YOUR OBJECTIVE: Nothing outside the lines from the one containing "Clone this chart in matplotlib." through the one containing "plt.rcParams['mathtext.bf'] = 'Liberation" should be copied, and no pictures either. Copy those lines exactly.

──────── ROWS

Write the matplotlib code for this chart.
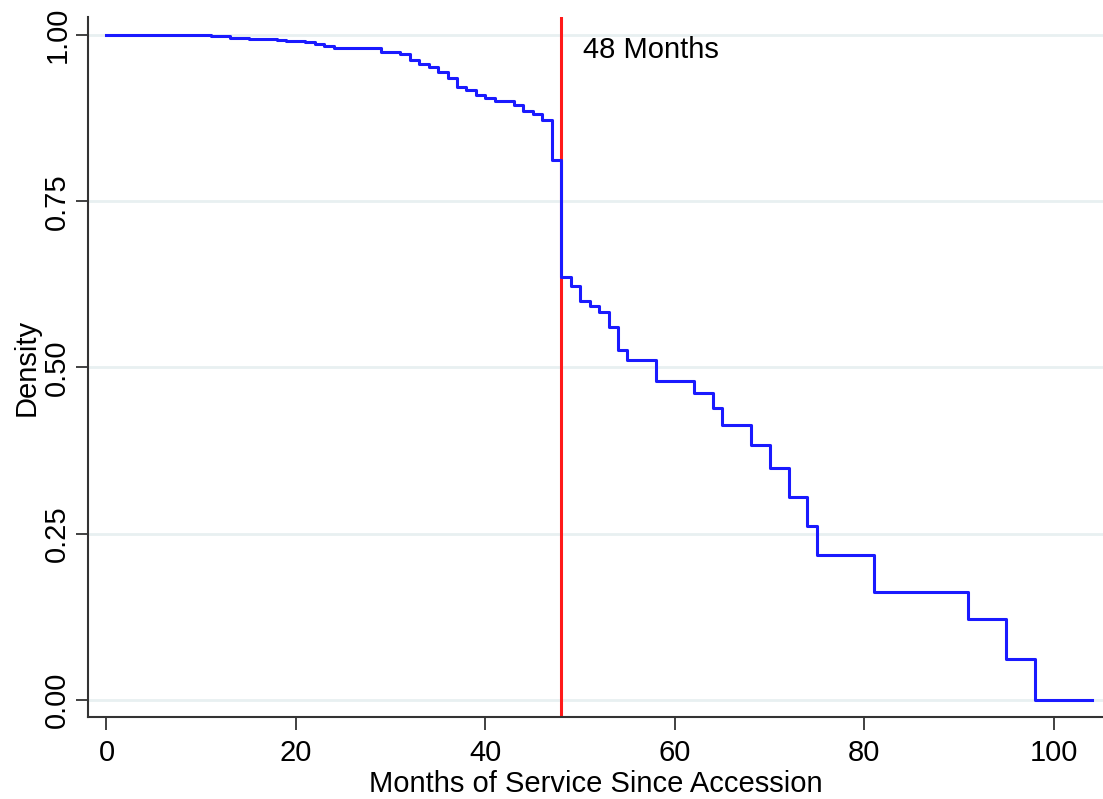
import matplotlib
matplotlib.use("Agg")
import matplotlib.pyplot as plt

# Kaplan-Meier style retention curve (step starts, survival share)
months = [0, 11, 13, 15, 18, 19, 21, 22, 23, 24, 29, 31, 32, 33, 34, 35, 36, 37,
          38, 39, 40, 41, 43, 44, 45, 46, 47, 48, 49, 50, 51, 52, 53, 54, 55, 58,
          62, 64, 65, 68, 70, 72, 74, 75, 81, 91, 95, 98, 104]
survival = [1.000, 0.998, 0.996, 0.994, 0.992, 0.991, 0.989, 0.986, 0.983, 0.980,
            0.975, 0.972, 0.963, 0.956, 0.952, 0.945, 0.935, 0.922, 0.917, 0.910,
            0.905, 0.900, 0.895, 0.886, 0.881, 0.872, 0.812, 0.636, 0.623, 0.600,
            0.592, 0.583, 0.561, 0.526, 0.512, 0.480, 0.462, 0.439, 0.414, 0.383,
            0.349, 0.306, 0.262, 0.218, 0.163, 0.122, 0.061, 0.000, 0.000]
cutoff = 48
xticks = [0, 20, 40, 60, 80, 100]
yticks = [0.00, 0.25, 0.50, 0.75, 1.00]

plt.rcParams["font.family"] = ["Liberation Sans", "DejaVu Sans"]

fig = plt.figure(figsize=(11.03, 7.99), dpi=100)
ax = fig.add_axes([0.0798, 0.1026, 0.9202, 0.8761])

# Horizontal grid
for yt in yticks:
    ax.axhline(yt, color="#e8f0f1", lw=2, zorder=0)

ax.step(months, survival, where="post", color="#1a1aff", lw=2.2, zorder=3)
ax.axvline(cutoff, color="#ff1a1a", lw=2.2, zorder=2)
ax.text(50.3, 0.977, "48 Months", fontsize=21, va="center", ha="left")

ax.set_xlim(-1.95, 105.2)
ax.set_ylim(-0.0256, 1.027)
ax.set_xticks(xticks)
ax.set_yticks(yticks)
ax.set_xticklabels([str(x) for x in xticks], fontsize=21)
ax.set_yticklabels(["%.2f" % y for y in yticks], fontsize=21, rotation=90, va="center")
ax.tick_params(axis="both", direction="out", length=9, width=1.3, color="#333333")
ax.tick_params(axis="x", pad=7)
ax.tick_params(axis="y", pad=3)

ax.set_xlabel("Months of Service Since Accession", fontsize=21, labelpad=2)
ax.set_ylabel("Density", fontsize=21, labelpad=2)

for side in ["top", "right"]:
    ax.spines[side].set_visible(False)
for side in ["left", "bottom"]:
    ax.spines[side].set_color("#333333")
    ax.spines[side].set_linewidth(1.5)

fig.savefig("out.png", dpi=100)
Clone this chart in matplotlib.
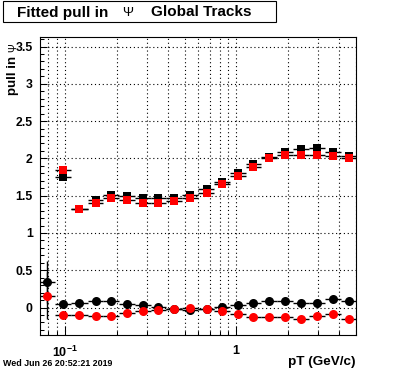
import numpy as np
import matplotlib
matplotlib.use("Agg")
import matplotlib.pyplot as plt
import matplotlib.ticker as tck
from matplotlib.patches import Rectangle

plt.rcParams['font.family'] = ['Liberation Sans', 'DejaVu Sans']
plt.rcParams['mathtext.fontset'] = 'custom'
plt.rcParams['mathtext.rm'] = 'Liberation Sans:bold'
plt.rcParams['mathtext.it'] = 'Liberation Sans:bold'
plt.rcParams['mathtext.bf'] = 'Liberation Sans:bold'

# bin edges and centres in pT (GeV/c)
bin_edges = [0.0710, 0.0878, 0.1088, 0.1354, 0.1677, 0.2075, 0.2577, 0.3176, 0.3913,
             0.4853, 0.6027, 0.7476, 0.9249, 1.139, 1.406, 1.744, 2.163, 2.684,
             3.328, 4.112, 5.068]
pt = [0.0788, 0.0977, 0.1212, 0.1512, 0.1858, 0.2313, 0.2870, 0.3512, 0.4357, 0.5404,
      0.6723, 0.8317, 1.027, 1.262, 1.566, 1.942, 2.409, 2.988, 3.707, 4.560]

# width of the pull (squares) -- no entry in first bin
sigma_black = [1.752, 1.321, 1.438, 1.515, 1.490, 1.470, 1.470, 1.475, 1.515, 1.585,
               1.690, 1.800, 1.925, 2.020, 2.087, 2.130, 2.140, 2.080, 2.034]
sigma_red = [1.841, 1.321, 1.405, 1.472, 1.442, 1.402, 1.402, 1.430, 1.470, 1.541,
             1.655, 1.763, 1.890, 2.007, 2.043, 2.043, 2.043, 2.034, 2.007]

# mean of the pull (circles)
mean_black = [0.345, 0.054, 0.067, 0.090, 0.090, 0.054, 0.031, 0.004, -0.018, -0.035,
              -0.025, 0.004, 0.040, 0.063, 0.094, 0.094, 0.063, 0.067, 0.121, 0.094]
mean_red = [0.161, -0.094, -0.094, -0.112, -0.112, -0.072, -0.040, -0.027, -0.018, 0.000,
            -0.018, -0.040, -0.085, -0.121, -0.121, -0.121, -0.152, -0.108, -0.085, -0.152]
mean_black_err = [0.285] + [0.01] * 18 + [0.035]
mean_red_err = [0.31] + [0.01] * 18 + [0.04]

W, H = 396, 372
fig = plt.figure(figsize=(W / 100, H / 100), dpi=100)
ax = fig.add_axes([0.1, 0.1, 0.8, 0.8])

pt = np.array(pt)
edges = np.array(bin_edges)
xerr_all = [pt - edges[:-1], edges[1:] - pt]
xerr_sq = [xerr_all[0][1:], xerr_all[1][1:]]

ebkw = dict(ecolor='black', elinewidth=1.0, capsize=0, markeredgewidth=0, linestyle='none')
ax.errorbar(pt[1:], sigma_black, xerr=xerr_sq, yerr=0.01, fmt='s', color='black', ms=6, **ebkw)
ax.errorbar(pt[1:], sigma_red, xerr=xerr_sq, yerr=0.01, fmt='s', color='#ff0000', ms=6, **ebkw)
ax.errorbar(pt, mean_black, xerr=xerr_all, yerr=mean_black_err, fmt='o', color='black', ms=6.5, **ebkw)
ax.errorbar(pt, mean_red, xerr=xerr_all, yerr=mean_red_err, fmt='o', color='#ff0000', ms=6.5, **ebkw)

ax.set_xscale('log')
ax.set_xlim(0.071, 5.05)
ax.set_ylim(-0.365, 3.625)

ax.set_xticks([0.1, 1])
ax.set_xticklabels([r'10$^{-1}$', '1'])
ax.xaxis.set_minor_locator(tck.LogLocator(base=10, subs=np.arange(2, 10), numticks=20))
ax.xaxis.set_minor_formatter(tck.NullFormatter())
ax.yaxis.set_major_locator(tck.MultipleLocator(0.5))
ax.yaxis.set_minor_locator(tck.MultipleLocator(0.1))
ax.yaxis.set_major_formatter(tck.FuncFormatter(lambda v, p: '0' if abs(v) < 1e-9 else ('%g' % v)))

ax.tick_params(which='both', direction='in', top=False, right=False, width=0.75)
ax.tick_params(axis='x', which='major', length=6.5, pad=7, labelsize=9)
ax.tick_params(axis='x', which='minor', length=3)
ax.tick_params(axis='y', which='major', length=5, pad=5, labelsize=8.8)
ax.tick_params(axis='y', which='minor', length=2.8)
for lab in ax.get_xticklabels() + ax.get_yticklabels():
    lab.set_fontweight('bold')

gkw = dict(color='black', linestyle=(0, (1, 2.5)), linewidth=0.8)
ax.grid(True, axis='x', which='both', **gkw)
ax.grid(True, axis='y', which='major', **gkw)
ax.set_axisbelow(True)
for s in ax.spines.values():
    s.set_linewidth(0.8)

# title box
fig.patches.append(Rectangle((3.3 / W, 1 - 22 / H), 272.7 / W, 21 / H, transform=fig.transFigure,
                             facecolor='white', edgecolor='black', linewidth=0.8))
ty = 1 - 12.5 / H
fig.text(16.7 / W, ty, 'Fitted pull in', fontsize=11, fontweight='bold', va='center', ha='left')
fig.text(127.5 / W, ty, 'Ψ', fontsize=9.5, va='center', ha='center')
fig.text(150.7 / W, ty, 'Global Tracks', fontsize=11, fontweight='bold', va='center', ha='left')

# axis labels
fig.text(13.5 / W, 1 - 95 / H, 'pull in', rotation=90, fontsize=9.5, fontweight='bold',
         ha='center', va='bottom')
fig.text(13.5 / W, 1 - 47.5 / H, 'Ψ', rotation=90, fontsize=7.5, ha='center', va='center')
fig.text(355.5 / W, 1 - 362.5 / H, 'pT (GeV/c)', fontsize=9.7, fontweight='bold',
         ha='right', va='center')

fig.text(3 / W, 1 - 363.5 / H, 'Wed Jun 26 20:52:21 2019', fontsize=6.4, fontweight='bold',
         ha='left', va='center')

fig.savefig('out.png', dpi=100)
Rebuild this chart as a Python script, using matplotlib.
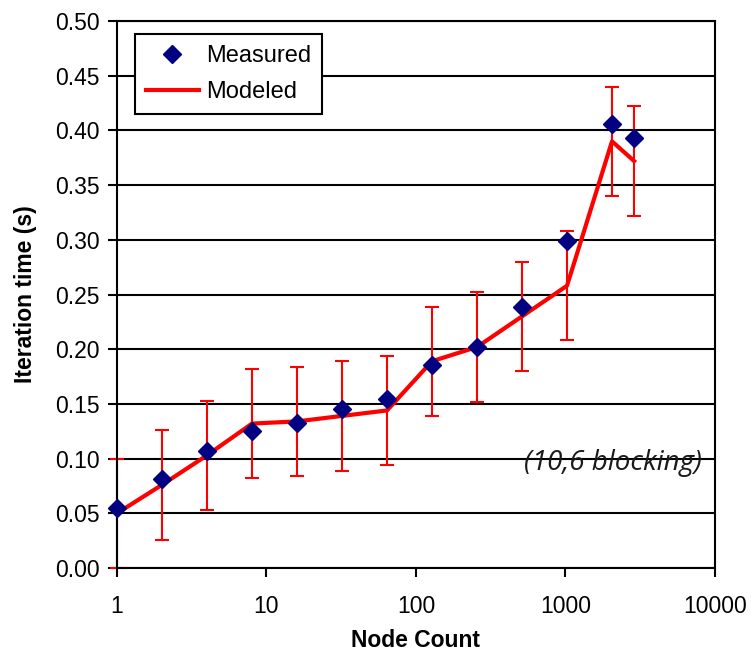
import matplotlib
matplotlib.use("Agg")
import matplotlib.pyplot as plt

node_counts = [1, 2, 4, 8, 16, 32, 64, 128, 256, 512, 1024, 2048, 2880]
measured = [0.055, 0.081, 0.107, 0.125, 0.1325, 0.145, 0.1545, 0.186, 0.202, 0.239, 0.299, 0.406, 0.393]
modeled = [0.050, 0.076, 0.103, 0.132, 0.134, 0.139, 0.144, 0.189, 0.202, 0.230, 0.258, 0.390, 0.372]
model_err = [0.05, 0.05, 0.05, 0.05, 0.05, 0.05, 0.05, 0.05, 0.05, 0.05, 0.05, 0.05, 0.05]
y_ticks = [0.00, 0.05, 0.10, 0.15, 0.20, 0.25, 0.30, 0.35, 0.40, 0.45, 0.50]
x_ticks = [1, 10, 100, 1000, 10000]
x_tick_labels = ["1", "10", "100", "1000", "10000"]

plt.rcParams['font.family'] = ['Liberation Sans', 'DejaVu Sans']

fig = plt.figure(figsize=(7.51, 6.53), dpi=100)
ax = fig.add_axes([0.1558, 0.1302, 0.7962, 0.8376])

ax.set_xscale('log')
ax.set_xlim(1, 10000)
ax.set_ylim(0, 0.5)

for yv in y_ticks:
    ax.axhline(yv, color='black', lw=1.5, zorder=1)

eb = ax.errorbar(node_counts, modeled, yerr=model_err, fmt='none', ecolor='#ff0000',
                 elinewidth=1.5, capsize=5, capthick=1.5, zorder=2)
for artist in eb.lines[1] + eb.lines[2]:
    artist.set_clip_on(False)
ax.plot(node_counts, modeled, color='#ff0000', lw=3.0, label='Modeled', zorder=3,
        clip_on=False)
ax.plot(node_counts, measured, linestyle='none', marker='D', ms=9,
        color='#000080', label='Measured', zorder=4, clip_on=False)

ax.set_yticks(y_ticks)
ax.set_yticklabels([f"{v:.2f}" for v in y_ticks])
ax.set_xticks(x_ticks)
ax.set_xticklabels(x_tick_labels)
ax.xaxis.set_minor_locator(matplotlib.ticker.NullLocator())
ax.tick_params(axis='both', direction='out', length=6.5, width=1.5, labelsize=16.5, colors='black')
ax.tick_params(axis='x', pad=13)
ax.tick_params(axis='y', pad=6)
for s in ax.spines.values():
    s.set_linewidth(1.5)
    s.set_color('black')

ax.set_xlabel('Node Count', fontsize=16.5, fontweight='bold', labelpad=8)
ax.set_ylabel('Iteration time (s)', fontsize=16.5, fontweight='bold', labelpad=13)

handles, labels = ax.get_legend_handles_labels()
leg = ax.legend([handles[1], handles[0]], [labels[1], labels[0]],
                loc='upper left', bbox_to_anchor=(0.030, 0.976), fontsize=17,
                frameon=True, fancybox=False, edgecolor='black', framealpha=1,
                handlelength=2.25, handletextpad=0.3, borderpad=0.45,
                labelspacing=0.6, borderaxespad=0)
leg.get_frame().set_linewidth(1.5)

ax.text(0.978, 0.096, '(10,6 blocking)', transform=ax.get_yaxis_transform(),
        fontsize=20, style='italic', ha='right', va='center',
        family=['Open Sans', 'DejaVu Sans'], color='#1a1a1a', zorder=5)

fig.savefig('out.png', dpi=100)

────────────────

ANSWER TO THE TASK:
Clone this chart in matplotlib.
import numpy as np
import matplotlib
matplotlib.use("Agg")
import matplotlib.pyplot as plt
import matplotlib.ticker as tck
from matplotlib.patches import Rectangle

plt.rcParams['font.family'] = ['Liberation Sans', 'DejaVu Sans']
plt.rcParams['mathtext.fontset'] = 'custom'
plt.rcParams['mathtext.rm'] = 'Liberation Sans:bold'
plt.rcParams['mathtext.it'] = 'Liberation Sans:bold'
plt.rcParams['mathtext.bf'] = 'Liberation Sans:bold'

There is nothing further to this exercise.